═════ Dataset content

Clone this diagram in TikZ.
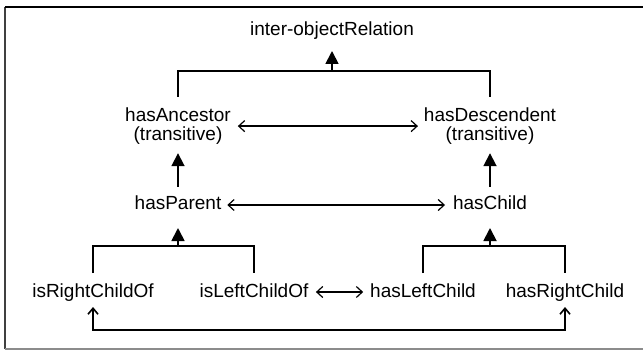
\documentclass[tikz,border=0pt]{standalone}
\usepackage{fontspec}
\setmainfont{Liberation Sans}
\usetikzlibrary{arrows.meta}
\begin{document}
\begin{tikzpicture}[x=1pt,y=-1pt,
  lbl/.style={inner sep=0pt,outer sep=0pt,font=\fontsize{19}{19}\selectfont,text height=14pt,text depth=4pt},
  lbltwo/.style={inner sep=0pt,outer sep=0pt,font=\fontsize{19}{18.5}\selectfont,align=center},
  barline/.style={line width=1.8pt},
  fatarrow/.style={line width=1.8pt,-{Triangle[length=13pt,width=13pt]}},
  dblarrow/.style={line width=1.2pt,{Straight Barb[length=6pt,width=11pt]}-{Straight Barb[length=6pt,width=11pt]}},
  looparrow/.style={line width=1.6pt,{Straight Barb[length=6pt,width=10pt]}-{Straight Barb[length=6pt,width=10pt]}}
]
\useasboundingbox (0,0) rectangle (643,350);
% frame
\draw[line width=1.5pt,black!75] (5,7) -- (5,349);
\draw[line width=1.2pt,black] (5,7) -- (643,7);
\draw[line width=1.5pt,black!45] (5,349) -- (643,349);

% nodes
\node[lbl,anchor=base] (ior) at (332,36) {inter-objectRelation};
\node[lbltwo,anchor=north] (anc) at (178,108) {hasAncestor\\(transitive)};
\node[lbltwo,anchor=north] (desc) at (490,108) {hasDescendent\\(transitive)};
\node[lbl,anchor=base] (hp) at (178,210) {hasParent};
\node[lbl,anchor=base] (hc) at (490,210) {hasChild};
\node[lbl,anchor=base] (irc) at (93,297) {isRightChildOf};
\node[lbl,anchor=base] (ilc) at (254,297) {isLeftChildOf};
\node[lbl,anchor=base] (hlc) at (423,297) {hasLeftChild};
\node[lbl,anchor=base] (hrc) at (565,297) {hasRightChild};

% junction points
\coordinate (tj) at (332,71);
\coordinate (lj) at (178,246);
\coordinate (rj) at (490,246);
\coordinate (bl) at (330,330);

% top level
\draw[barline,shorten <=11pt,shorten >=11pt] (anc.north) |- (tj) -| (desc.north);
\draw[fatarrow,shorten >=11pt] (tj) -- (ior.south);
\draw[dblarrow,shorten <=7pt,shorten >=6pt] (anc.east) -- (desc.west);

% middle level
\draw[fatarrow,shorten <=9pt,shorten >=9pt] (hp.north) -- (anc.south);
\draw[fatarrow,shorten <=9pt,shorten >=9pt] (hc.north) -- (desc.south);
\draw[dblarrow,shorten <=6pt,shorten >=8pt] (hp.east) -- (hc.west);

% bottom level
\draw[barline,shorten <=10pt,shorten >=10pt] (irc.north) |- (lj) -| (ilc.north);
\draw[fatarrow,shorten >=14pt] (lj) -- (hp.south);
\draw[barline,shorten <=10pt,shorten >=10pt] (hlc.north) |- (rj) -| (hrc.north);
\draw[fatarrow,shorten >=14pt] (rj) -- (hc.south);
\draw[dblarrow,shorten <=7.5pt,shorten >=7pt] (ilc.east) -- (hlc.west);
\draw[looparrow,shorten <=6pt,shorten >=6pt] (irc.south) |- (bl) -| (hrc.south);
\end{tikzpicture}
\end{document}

══════════

Given task:
With all pictures left out, please transcribe exactly the lines from the start of the material through the line with "(anc.east) -- (desc.west);".

Full response:
Clone this diagram in TikZ.
\documentclass[tikz,border=0pt]{standalone}
\usepackage{fontspec}
\setmainfont{Liberation Sans}
\usetikzlibrary{arrows.meta}
\begin{document}
\begin{tikzpicture}[x=1pt,y=-1pt,
  lbl/.style={inner sep=0pt,outer sep=0pt,font=\fontsize{19}{19}\selectfont,text height=14pt,text depth=4pt},
  lbltwo/.style={inner sep=0pt,outer sep=0pt,font=\fontsize{19}{18.5}\selectfont,align=center},
  barline/.style={line width=1.8pt},
  fatarrow/.style={line width=1.8pt,-{Triangle[length=13pt,width=13pt]}},
  dblarrow/.style={line width=1.2pt,{Straight Barb[length=6pt,width=11pt]}-{Straight Barb[length=6pt,width=11pt]}},
  looparrow/.style={line width=1.6pt,{Straight Barb[length=6pt,width=10pt]}-{Straight Barb[length=6pt,width=10pt]}}
]
\useasboundingbox (0,0) rectangle (643,350);
% frame
\draw[line width=1.5pt,black!75] (5,7) -- (5,349);
\draw[line width=1.2pt,black] (5,7) -- (643,7);
\draw[line width=1.5pt,black!45] (5,349) -- (643,349);

% nodes
\node[lbl,anchor=base] (ior) at (332,36) {inter-objectRelation};
\node[lbltwo,anchor=north] (anc) at (178,108) {hasAncestor\\(transitive)};
\node[lbltwo,anchor=north] (desc) at (490,108) {hasDescendent\\(transitive)};
\node[lbl,anchor=base] (hp) at (178,210) {hasParent};
\node[lbl,anchor=base] (hc) at (490,210) {hasChild};
\node[lbl,anchor=base] (irc) at (93,297) {isRightChildOf};
\node[lbl,anchor=base] (ilc) at (254,297) {isLeftChildOf};
\node[lbl,anchor=base] (hlc) at (423,297) {hasLeftChild};
\node[lbl,anchor=base] (hrc) at (565,297) {hasRightChild};

% junction points
\coordinate (tj) at (332,71);
\coordinate (lj) at (178,246);
\coordinate (rj) at (490,246);
\coordinate (bl) at (330,330);

% top level
\draw[barline,shorten <=11pt,shorten >=11pt] (anc.north) |- (tj) -| (desc.north);
\draw[fatarrow,shorten >=11pt] (tj) -- (ior.south);
\draw[dblarrow,shorten <=7pt,shorten >=6pt] (anc.east) -- (desc.west);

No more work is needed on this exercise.